Work to be completed:
Without the pictures, please reproduce only the lines from the one with "Give me the Altair source for this chart." through the one with "The picture is", both included.

Data in this exercise:
=======

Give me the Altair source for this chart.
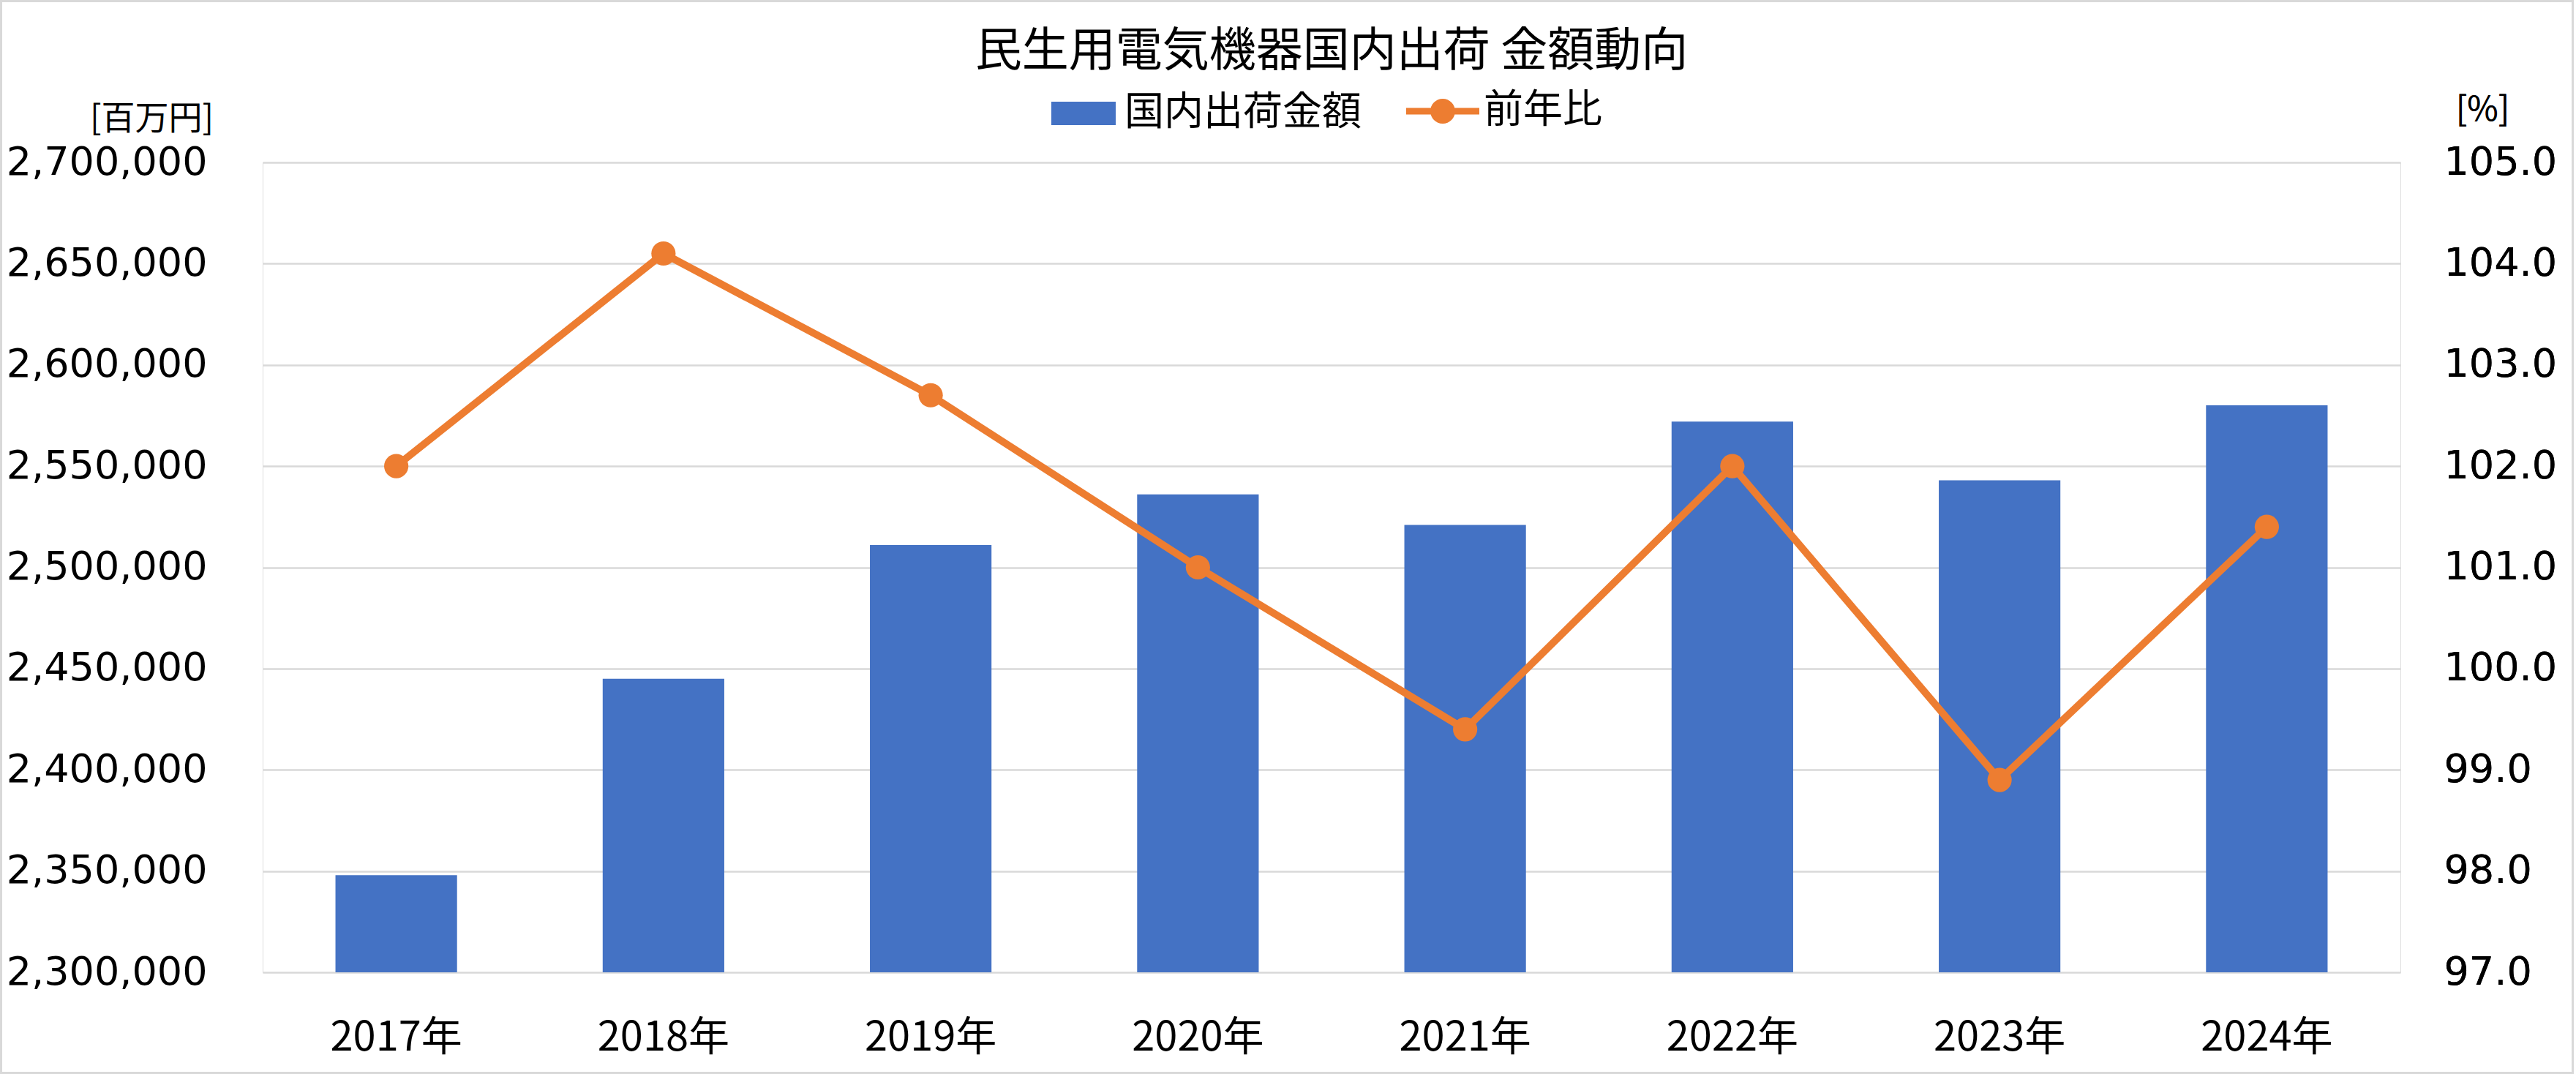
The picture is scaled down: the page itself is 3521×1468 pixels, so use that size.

=======

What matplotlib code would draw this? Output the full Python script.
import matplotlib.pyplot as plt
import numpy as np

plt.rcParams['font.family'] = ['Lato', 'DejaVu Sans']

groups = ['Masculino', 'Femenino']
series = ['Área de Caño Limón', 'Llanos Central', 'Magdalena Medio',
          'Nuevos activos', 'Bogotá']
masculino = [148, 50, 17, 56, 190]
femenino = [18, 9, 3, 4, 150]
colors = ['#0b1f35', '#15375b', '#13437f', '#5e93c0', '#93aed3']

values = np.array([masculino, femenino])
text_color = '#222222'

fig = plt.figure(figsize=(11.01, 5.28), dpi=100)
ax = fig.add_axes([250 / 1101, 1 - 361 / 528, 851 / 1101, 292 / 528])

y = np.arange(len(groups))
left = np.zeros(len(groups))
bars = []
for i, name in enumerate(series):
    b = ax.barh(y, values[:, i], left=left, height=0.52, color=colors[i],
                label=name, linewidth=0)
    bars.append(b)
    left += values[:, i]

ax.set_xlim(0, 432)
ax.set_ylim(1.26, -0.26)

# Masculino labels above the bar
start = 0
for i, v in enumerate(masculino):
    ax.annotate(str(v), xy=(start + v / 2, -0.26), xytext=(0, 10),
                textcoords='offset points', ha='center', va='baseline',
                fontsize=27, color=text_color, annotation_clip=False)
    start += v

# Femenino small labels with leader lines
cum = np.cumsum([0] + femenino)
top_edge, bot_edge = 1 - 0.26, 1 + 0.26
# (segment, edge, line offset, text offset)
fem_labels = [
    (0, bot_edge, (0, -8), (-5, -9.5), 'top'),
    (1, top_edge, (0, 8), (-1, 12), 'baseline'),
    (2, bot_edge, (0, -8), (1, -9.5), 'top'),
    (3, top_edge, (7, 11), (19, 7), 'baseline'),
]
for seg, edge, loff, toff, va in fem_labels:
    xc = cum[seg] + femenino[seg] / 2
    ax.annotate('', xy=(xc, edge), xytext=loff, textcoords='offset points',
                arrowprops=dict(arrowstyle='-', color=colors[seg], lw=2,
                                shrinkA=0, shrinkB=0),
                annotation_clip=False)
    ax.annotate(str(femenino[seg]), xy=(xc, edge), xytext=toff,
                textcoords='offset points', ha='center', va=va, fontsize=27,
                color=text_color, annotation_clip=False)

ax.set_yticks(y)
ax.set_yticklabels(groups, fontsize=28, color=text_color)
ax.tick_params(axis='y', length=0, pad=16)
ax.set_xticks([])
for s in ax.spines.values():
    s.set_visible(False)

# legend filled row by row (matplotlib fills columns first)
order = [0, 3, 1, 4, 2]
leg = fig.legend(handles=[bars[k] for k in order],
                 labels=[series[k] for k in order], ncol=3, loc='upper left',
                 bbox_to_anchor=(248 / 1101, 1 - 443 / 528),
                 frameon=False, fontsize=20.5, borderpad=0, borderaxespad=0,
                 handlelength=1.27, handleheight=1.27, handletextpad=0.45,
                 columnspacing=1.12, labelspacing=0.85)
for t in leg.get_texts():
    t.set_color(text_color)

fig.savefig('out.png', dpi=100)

=======

Output for this task:
Give me the Altair source for this chart.
The picture is scaled down: the page itself is 3521×1468 pixels, so use that size.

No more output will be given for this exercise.